Dix jours après le début des violences urbaines, plus de 11 000 sinistres ont été déclarés, pour un coût total de 650 millions d’euros, dont 227, 5 millions pour les biens des collectivités territoriales et 357, 5 millions pour ceux des professionnels.

Dans ce contexte, la Première ministre a adressé une circulaire aux préfets, le 5 juillet dernier, afin d’accélérer les procédures de reconstruction et de réparation. Je salue cette initiative, dont l’objectif était d’éviter que des interprétations trop strictes de notre législation relative aux procédures d’urbanisme et aux règles de la commande publique n’entravent la dynamique de reconstruction.

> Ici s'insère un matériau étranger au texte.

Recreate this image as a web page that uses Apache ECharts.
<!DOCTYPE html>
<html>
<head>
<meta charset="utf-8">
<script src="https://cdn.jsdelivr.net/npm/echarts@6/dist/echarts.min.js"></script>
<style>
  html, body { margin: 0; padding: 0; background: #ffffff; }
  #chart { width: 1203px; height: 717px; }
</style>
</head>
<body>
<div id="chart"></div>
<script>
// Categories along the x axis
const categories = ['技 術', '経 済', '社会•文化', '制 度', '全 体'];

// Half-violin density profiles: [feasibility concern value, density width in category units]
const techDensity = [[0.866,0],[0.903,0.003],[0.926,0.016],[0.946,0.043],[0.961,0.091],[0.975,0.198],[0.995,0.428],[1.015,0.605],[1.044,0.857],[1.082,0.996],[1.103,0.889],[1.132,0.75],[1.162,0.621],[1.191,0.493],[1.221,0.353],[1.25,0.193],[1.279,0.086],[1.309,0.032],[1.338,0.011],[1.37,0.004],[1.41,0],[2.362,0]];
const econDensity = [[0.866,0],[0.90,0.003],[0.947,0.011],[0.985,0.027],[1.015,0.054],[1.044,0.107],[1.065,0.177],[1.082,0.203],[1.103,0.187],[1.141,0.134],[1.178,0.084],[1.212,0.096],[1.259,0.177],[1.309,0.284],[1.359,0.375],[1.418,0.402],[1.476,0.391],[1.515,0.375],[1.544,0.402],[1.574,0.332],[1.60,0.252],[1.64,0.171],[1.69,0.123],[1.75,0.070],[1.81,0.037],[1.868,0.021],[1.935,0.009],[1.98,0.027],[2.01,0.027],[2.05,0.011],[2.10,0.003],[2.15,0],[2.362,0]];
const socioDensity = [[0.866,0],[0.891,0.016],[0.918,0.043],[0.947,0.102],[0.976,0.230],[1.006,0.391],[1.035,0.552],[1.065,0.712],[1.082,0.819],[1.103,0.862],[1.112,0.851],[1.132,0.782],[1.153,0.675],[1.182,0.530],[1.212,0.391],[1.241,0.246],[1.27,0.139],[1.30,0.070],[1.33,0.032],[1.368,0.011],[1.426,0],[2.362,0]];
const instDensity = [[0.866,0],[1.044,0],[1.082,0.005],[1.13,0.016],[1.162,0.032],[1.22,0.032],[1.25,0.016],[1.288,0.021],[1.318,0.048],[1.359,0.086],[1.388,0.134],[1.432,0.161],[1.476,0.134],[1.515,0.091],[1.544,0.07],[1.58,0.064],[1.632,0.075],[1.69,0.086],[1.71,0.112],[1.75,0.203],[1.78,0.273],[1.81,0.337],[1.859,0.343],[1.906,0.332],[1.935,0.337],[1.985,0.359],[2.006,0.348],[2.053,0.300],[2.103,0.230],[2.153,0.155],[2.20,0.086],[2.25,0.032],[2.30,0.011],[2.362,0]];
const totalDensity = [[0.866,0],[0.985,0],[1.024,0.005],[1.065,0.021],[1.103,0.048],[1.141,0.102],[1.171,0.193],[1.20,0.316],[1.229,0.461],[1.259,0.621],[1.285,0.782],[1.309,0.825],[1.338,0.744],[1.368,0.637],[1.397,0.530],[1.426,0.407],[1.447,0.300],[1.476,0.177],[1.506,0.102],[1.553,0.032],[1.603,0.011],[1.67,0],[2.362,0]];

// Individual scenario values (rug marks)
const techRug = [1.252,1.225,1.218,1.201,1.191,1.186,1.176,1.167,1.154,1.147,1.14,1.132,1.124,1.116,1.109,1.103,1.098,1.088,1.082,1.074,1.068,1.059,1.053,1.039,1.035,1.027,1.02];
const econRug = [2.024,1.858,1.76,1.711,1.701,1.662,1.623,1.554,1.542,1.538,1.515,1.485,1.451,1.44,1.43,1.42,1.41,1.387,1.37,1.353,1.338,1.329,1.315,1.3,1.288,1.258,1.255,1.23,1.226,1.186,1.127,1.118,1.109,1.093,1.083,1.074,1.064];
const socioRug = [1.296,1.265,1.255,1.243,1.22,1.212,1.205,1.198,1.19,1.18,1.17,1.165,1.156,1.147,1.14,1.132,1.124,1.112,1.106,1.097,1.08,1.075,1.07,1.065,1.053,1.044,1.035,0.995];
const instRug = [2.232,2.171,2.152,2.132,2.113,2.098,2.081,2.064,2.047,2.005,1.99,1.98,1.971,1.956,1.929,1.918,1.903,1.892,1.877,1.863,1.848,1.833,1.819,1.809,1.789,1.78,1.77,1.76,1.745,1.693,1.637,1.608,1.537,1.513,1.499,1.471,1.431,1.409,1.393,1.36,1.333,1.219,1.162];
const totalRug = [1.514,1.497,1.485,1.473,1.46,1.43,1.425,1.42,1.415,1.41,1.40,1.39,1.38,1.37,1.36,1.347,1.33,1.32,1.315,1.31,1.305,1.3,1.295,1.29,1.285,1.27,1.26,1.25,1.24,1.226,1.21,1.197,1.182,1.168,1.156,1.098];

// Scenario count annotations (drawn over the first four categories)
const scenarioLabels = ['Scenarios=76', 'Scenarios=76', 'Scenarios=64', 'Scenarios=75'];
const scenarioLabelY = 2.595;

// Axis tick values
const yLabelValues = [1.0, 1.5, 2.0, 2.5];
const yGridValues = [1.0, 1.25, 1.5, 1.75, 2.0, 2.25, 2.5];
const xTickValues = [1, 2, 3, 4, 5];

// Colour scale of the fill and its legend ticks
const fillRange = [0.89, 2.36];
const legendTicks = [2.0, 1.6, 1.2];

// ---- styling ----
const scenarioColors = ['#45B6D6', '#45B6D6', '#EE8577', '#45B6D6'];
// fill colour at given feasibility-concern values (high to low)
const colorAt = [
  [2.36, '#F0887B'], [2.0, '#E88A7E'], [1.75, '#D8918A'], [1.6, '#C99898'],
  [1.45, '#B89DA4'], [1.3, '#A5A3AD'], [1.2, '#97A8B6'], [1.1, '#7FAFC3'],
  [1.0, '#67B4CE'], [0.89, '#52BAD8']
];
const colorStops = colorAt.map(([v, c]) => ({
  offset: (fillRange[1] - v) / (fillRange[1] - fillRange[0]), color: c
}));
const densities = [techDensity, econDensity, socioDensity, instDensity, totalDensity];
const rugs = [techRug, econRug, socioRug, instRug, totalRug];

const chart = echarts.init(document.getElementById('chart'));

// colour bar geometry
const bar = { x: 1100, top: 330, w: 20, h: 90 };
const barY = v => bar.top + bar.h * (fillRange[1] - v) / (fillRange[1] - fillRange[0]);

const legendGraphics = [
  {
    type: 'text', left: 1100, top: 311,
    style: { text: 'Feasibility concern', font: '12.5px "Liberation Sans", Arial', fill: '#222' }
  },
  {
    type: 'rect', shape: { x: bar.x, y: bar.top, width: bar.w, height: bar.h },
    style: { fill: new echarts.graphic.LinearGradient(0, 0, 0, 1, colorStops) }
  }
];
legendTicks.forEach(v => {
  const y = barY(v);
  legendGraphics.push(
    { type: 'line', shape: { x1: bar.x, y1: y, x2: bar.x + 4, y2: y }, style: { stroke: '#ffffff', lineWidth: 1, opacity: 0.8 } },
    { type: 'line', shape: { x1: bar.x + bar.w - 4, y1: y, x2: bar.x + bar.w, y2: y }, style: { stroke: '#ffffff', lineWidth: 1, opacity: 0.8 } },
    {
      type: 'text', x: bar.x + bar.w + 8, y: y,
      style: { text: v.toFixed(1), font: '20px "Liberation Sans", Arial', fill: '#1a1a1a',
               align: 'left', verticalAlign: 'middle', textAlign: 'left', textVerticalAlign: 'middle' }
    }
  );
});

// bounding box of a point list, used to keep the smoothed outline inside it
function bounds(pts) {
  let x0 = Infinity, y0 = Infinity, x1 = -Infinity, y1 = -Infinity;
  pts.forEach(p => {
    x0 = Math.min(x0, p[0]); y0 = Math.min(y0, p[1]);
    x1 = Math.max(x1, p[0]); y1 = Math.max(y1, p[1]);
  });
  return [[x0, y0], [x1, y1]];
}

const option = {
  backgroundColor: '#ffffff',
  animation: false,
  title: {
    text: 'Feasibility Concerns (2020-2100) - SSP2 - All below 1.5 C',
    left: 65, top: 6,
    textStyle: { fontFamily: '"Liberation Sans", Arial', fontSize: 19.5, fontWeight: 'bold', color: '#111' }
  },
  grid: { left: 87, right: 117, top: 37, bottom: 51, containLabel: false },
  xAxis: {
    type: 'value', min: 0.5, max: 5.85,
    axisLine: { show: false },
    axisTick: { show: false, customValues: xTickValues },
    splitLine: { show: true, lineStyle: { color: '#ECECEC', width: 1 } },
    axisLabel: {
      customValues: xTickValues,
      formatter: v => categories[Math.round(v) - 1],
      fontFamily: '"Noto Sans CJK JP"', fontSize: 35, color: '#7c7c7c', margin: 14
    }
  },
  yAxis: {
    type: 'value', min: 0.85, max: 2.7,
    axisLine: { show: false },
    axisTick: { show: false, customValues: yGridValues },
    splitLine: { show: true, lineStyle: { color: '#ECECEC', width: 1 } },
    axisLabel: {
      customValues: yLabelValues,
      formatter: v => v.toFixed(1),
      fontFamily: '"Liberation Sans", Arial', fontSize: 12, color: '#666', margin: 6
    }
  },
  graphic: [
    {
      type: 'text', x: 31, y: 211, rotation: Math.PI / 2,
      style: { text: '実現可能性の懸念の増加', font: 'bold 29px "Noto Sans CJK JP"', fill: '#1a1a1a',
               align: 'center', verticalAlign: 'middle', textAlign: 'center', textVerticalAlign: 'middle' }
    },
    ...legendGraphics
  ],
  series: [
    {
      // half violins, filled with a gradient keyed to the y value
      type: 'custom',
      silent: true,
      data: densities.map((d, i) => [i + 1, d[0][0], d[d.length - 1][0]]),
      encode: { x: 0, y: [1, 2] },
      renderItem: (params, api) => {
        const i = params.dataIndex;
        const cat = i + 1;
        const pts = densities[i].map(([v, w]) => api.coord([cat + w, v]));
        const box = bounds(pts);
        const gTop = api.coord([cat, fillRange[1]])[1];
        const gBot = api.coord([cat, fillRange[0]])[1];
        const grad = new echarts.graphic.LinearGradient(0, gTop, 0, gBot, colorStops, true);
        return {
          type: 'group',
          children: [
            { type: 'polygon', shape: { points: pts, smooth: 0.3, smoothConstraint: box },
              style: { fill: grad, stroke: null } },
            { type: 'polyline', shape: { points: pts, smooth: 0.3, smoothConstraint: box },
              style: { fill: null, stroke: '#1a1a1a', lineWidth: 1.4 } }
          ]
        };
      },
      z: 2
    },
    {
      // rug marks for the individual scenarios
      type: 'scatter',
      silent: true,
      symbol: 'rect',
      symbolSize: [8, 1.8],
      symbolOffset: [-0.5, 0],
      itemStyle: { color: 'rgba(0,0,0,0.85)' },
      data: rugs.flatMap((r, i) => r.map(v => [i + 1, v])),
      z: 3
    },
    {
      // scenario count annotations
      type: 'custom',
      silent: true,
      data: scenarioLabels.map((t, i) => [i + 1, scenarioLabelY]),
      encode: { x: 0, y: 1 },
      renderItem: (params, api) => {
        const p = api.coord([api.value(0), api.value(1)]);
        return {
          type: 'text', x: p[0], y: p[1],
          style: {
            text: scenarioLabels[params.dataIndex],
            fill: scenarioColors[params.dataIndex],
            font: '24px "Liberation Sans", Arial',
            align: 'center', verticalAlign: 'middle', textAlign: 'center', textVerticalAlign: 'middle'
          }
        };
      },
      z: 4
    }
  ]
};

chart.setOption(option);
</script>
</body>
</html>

L’exigence de célérité doit prévaloir sur l’application tatillonne des normes, dont notre pays s’est fait une spécialité.

Le projet de loi que le Gouvernement soumet à l’examen du Sénat aujourd’hui comporte trois articles d’habilitation à légiférer par ordonnance dans le champ des règles d’urbanisme, de la commande publique et du financement de la reconstruction.

L’article 1er a pour objet de faciliter la reconstruction à l’identique, les travaux immédiats et la réduction des délais. L’habilitation prévoit notamment la possibilité pour les reconstructions à l’identique d’appliquer les règles d’urbanisme en vigueur au moment de la délivrance de l’autorisation d’urbanisme initiale, ainsi que la faculté de démarrer les travaux de reconstruction dès le dépôt de la nouvelle demande.

L’article 2 a pour objet d’autoriser à déroger aux règles de passation et de dévolution des marchés publics et aux règles de recours aux marchés globaux prévues par le code de la commande publique. Ainsi, il sera permis aux maîtres d’ouvrage publics de conclure des marchés ou des lots d’un marché sans publicité, mais avec mise en concurrence préalable, pour les travaux inférieurs à 1 million d’euros hors taxes, et de s’affranchir de l’obligation d’allotissement, afin de pouvoir confier à un même opérateur un marché global.

Enfin, l’habilitation de l’article 3 prévoit la possibilité de subventionner les collectivités au-delà du plafond de 80 %, de déroger au plafonnement des fonds de concours versés entre établissements publics de coopération intercommunale (EPCI) et communes, et d’accélérer les versements du FCTVA.

Indéniablement, de telles dispositions sont de nature à répondre à la demande des élus locaux, qui veulent rendre de nouveau accessibles à leurs administrés les services publics de proximité dont ils ont tant besoin. Le Sénat est là pour les entendre et les soutenir. Notre groupe se prononcera donc en faveur de ce texte.

La reconstruction achevée, nous ne pourrons pas faire l’économie d’une réflexion sur la prévention de cette délinquance, de plus en plus précoce, sur la nécessité de restaurer l’autorité de l’État dans les quartiers gangrénés par le trafic de drogue, sur le besoin d’éducation, y compris des parents, sur la nécessité de la sanction et de la réparation, ainsi que sur l’accompagnement global des personnes déclassées.